> Exercise inputs
........
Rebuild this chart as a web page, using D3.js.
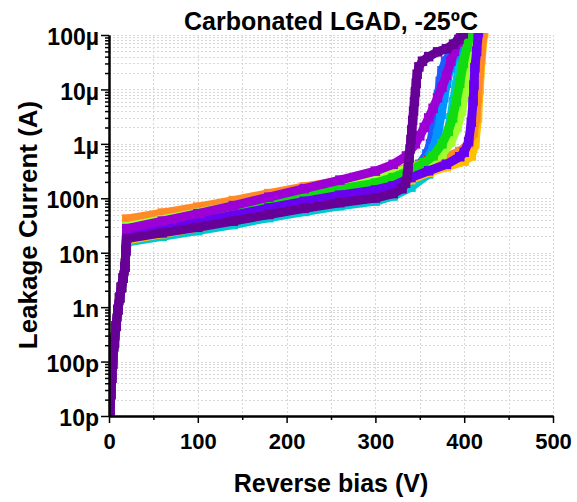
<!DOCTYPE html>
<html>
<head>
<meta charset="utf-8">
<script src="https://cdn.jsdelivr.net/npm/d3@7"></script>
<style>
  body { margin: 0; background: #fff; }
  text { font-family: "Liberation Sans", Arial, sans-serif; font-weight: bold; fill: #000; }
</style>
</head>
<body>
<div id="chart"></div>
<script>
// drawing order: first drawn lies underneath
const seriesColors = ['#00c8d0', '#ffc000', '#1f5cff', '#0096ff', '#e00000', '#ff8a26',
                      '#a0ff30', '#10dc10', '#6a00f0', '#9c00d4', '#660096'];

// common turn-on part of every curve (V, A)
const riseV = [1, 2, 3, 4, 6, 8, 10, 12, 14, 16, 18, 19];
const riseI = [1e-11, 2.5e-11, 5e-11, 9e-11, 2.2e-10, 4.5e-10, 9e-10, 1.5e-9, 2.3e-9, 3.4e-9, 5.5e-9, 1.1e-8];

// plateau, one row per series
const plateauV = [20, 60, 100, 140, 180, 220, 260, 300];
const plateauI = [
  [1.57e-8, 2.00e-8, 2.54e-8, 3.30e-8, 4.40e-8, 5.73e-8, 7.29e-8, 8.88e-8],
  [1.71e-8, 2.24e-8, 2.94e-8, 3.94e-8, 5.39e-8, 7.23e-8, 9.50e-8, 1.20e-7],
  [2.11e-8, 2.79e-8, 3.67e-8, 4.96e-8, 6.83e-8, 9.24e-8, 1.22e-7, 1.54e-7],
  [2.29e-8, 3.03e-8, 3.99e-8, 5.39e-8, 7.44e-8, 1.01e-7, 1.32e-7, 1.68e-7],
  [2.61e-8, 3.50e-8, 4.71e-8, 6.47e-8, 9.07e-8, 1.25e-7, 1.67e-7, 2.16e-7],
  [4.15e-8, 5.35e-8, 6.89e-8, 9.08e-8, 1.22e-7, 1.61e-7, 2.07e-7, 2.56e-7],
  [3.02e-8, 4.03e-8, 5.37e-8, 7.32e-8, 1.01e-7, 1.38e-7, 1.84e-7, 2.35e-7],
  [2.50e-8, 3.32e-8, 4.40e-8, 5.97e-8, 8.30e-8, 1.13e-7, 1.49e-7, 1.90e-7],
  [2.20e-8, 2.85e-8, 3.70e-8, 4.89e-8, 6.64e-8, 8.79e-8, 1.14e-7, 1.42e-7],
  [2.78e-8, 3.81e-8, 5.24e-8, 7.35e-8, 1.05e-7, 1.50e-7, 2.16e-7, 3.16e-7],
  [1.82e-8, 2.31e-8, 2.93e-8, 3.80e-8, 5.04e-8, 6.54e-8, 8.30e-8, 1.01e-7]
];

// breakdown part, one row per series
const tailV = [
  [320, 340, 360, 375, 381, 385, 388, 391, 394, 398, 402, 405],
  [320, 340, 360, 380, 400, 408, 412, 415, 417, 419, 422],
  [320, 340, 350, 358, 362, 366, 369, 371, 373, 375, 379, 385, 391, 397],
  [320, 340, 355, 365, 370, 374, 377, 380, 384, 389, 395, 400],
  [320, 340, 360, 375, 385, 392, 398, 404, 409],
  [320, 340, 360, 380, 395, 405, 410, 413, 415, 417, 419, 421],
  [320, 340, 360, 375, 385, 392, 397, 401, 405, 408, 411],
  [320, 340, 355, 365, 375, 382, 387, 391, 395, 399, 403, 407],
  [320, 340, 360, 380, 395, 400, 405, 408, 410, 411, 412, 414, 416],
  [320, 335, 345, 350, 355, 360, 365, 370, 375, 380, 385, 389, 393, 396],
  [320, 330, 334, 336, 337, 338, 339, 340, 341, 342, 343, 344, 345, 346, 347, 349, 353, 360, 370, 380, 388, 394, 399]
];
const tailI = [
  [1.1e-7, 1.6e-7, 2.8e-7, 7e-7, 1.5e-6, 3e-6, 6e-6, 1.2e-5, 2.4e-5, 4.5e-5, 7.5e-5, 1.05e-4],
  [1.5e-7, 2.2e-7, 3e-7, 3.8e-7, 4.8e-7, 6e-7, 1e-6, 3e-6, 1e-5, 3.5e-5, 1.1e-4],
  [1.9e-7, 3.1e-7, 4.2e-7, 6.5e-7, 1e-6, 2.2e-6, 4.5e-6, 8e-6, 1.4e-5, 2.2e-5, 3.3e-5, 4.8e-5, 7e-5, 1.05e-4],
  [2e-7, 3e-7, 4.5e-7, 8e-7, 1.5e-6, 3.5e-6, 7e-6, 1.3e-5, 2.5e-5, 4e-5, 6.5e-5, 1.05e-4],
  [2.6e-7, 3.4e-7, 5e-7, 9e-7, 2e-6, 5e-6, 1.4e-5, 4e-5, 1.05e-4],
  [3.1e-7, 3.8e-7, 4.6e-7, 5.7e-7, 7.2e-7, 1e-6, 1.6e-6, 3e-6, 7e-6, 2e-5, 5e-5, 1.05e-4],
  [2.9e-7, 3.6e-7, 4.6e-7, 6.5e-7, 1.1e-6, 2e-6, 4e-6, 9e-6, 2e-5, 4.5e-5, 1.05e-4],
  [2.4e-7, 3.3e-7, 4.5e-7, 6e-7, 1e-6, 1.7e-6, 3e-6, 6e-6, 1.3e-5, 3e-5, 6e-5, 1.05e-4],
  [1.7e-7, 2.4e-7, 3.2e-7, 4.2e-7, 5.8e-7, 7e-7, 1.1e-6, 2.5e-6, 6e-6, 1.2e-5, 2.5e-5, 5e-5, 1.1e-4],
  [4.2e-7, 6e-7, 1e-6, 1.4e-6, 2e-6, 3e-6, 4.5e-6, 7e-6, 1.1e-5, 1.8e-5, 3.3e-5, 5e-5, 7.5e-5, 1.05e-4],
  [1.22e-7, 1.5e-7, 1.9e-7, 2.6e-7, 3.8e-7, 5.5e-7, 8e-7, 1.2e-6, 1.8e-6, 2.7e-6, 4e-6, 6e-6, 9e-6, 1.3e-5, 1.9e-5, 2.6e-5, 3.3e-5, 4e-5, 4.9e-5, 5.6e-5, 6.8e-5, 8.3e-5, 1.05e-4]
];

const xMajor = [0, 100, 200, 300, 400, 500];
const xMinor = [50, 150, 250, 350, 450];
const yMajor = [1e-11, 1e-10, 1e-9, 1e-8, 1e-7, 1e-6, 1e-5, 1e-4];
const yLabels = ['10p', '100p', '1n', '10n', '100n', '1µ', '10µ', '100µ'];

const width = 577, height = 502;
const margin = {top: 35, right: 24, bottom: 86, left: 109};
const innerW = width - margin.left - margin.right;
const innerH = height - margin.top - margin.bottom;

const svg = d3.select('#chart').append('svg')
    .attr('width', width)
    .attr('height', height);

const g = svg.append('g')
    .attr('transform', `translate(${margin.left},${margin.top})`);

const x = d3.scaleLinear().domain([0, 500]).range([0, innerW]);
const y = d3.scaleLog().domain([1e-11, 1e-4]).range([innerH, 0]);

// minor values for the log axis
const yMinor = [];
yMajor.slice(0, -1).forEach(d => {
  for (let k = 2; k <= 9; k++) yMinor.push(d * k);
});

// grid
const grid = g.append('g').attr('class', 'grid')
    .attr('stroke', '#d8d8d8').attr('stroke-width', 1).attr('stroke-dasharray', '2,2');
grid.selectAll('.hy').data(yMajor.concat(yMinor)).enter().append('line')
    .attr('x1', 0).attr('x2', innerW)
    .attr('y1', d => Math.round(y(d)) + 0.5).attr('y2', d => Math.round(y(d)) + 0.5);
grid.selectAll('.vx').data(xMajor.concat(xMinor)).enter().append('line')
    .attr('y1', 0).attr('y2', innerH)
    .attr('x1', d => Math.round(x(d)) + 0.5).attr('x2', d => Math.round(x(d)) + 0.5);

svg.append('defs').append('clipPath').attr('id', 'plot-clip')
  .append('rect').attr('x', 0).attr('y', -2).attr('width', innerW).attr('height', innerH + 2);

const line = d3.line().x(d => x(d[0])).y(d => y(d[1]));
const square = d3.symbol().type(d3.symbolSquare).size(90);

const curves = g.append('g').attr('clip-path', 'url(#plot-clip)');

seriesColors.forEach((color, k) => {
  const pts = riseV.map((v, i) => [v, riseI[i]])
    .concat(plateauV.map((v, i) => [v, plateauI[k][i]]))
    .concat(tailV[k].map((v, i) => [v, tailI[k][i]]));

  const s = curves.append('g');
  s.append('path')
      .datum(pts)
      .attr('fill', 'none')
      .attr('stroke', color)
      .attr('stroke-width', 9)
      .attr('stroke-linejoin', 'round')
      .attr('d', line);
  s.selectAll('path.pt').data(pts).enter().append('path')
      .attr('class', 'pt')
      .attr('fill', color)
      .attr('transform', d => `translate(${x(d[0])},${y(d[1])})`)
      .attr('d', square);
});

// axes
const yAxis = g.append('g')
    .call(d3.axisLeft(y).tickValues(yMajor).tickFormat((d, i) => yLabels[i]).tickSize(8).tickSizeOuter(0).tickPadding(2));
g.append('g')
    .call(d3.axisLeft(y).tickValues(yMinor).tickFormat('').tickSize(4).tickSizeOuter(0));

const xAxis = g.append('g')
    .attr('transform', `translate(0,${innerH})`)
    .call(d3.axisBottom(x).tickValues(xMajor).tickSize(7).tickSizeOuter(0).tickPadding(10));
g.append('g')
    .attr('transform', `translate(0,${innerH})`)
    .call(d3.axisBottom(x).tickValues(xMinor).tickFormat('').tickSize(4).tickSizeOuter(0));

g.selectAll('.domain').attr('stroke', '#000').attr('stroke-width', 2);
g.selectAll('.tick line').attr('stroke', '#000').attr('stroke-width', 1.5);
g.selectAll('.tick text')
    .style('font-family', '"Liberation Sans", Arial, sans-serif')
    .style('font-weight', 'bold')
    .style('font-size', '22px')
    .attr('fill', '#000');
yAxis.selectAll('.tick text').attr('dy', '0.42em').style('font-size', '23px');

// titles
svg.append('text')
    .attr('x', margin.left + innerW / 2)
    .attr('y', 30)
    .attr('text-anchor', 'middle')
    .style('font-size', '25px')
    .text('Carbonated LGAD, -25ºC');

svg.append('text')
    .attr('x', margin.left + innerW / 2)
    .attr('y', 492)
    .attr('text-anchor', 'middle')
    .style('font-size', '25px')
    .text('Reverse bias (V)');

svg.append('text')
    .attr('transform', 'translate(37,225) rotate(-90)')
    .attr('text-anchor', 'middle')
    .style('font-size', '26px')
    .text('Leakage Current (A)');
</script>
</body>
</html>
........
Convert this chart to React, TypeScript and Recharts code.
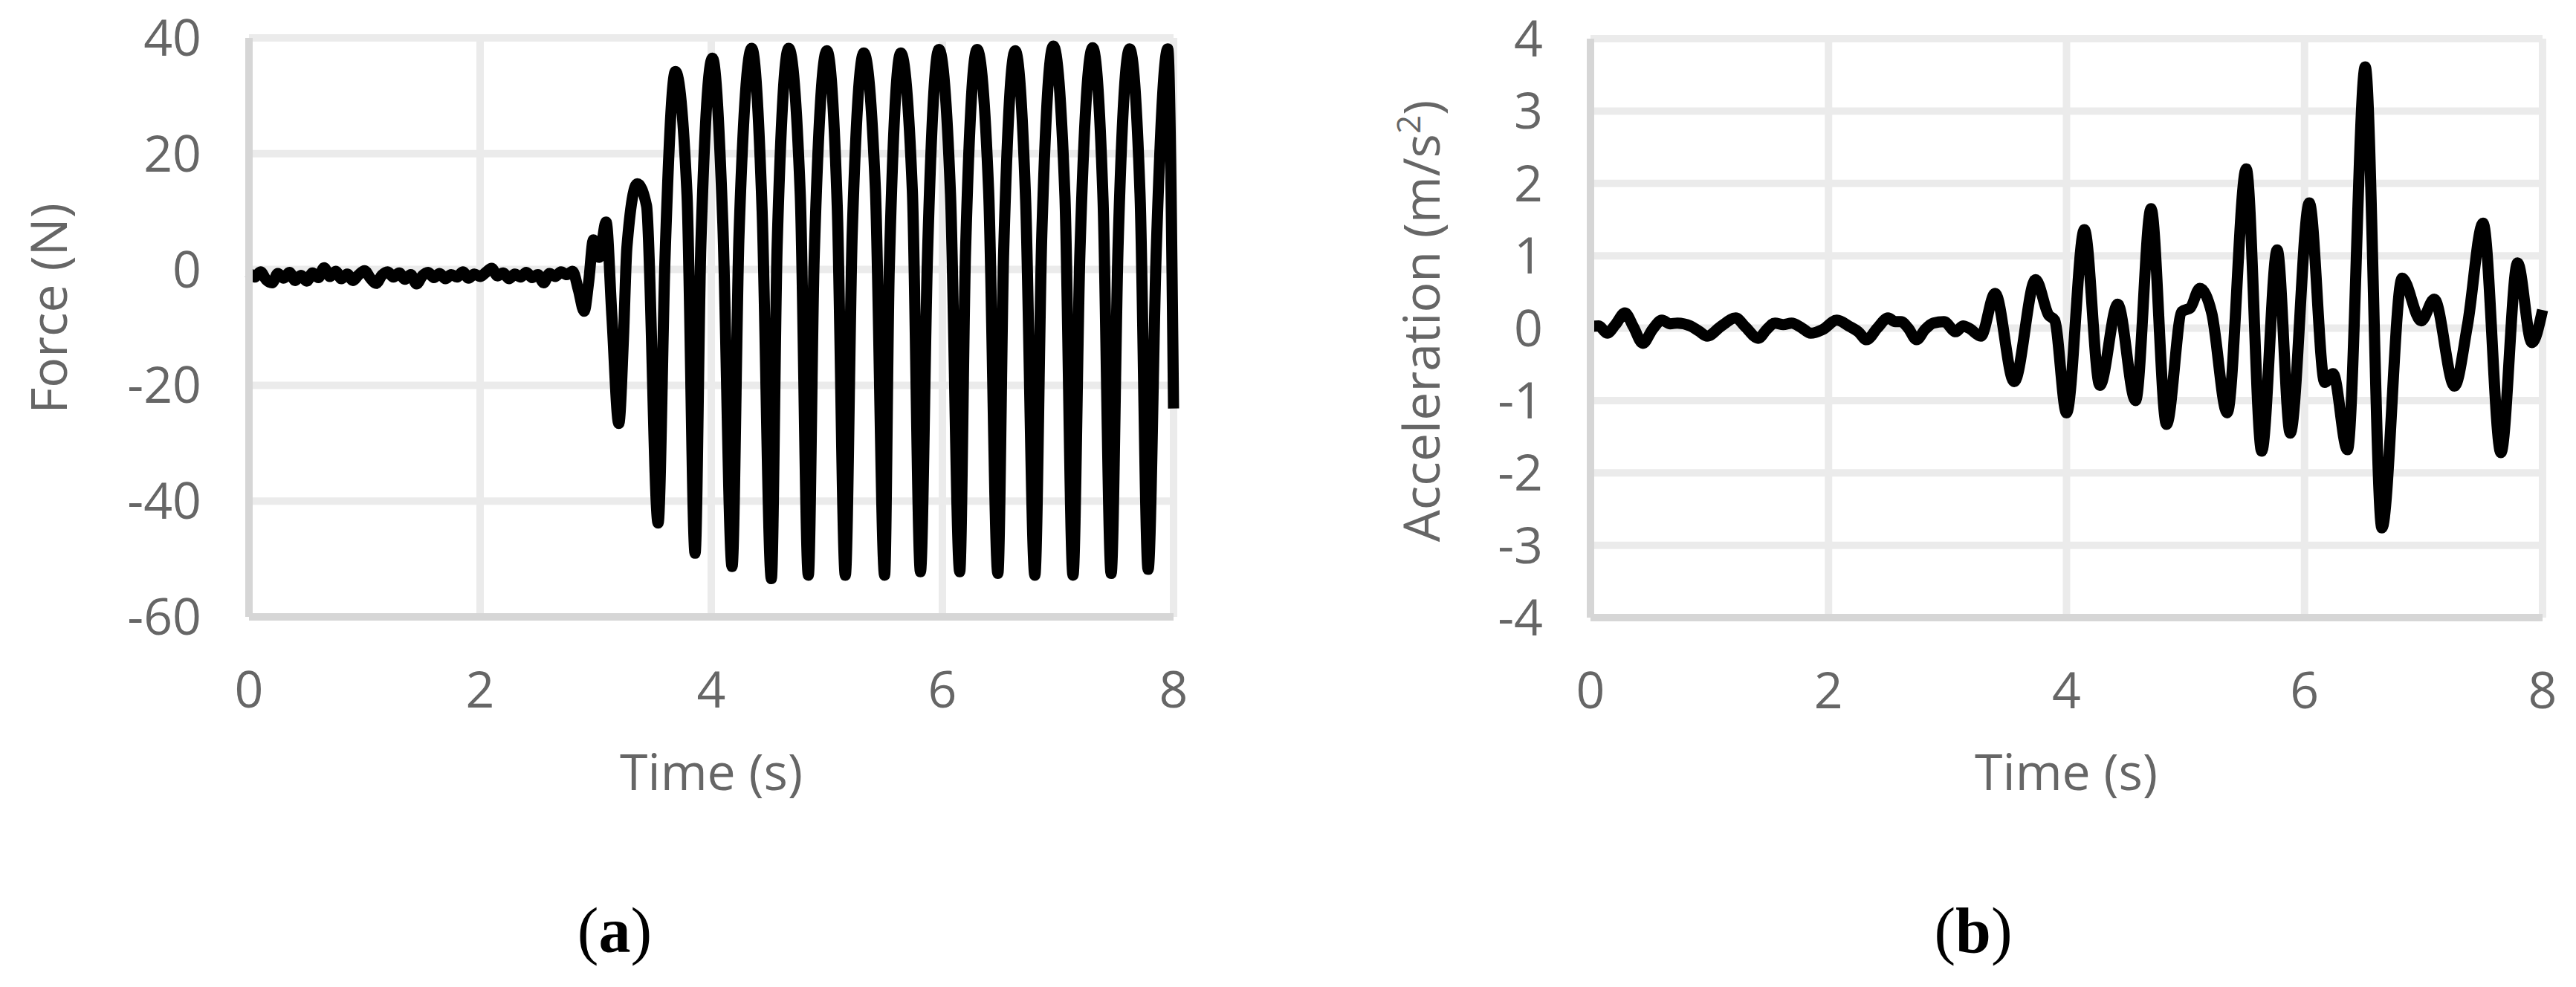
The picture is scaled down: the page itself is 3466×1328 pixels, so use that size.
........
> Request
Search the data for "this". Copy every matching line.

> Solved exercise
Rebuild this chart as a web page, using D3.js.
Convert this chart to React, TypeScript and Recharts code.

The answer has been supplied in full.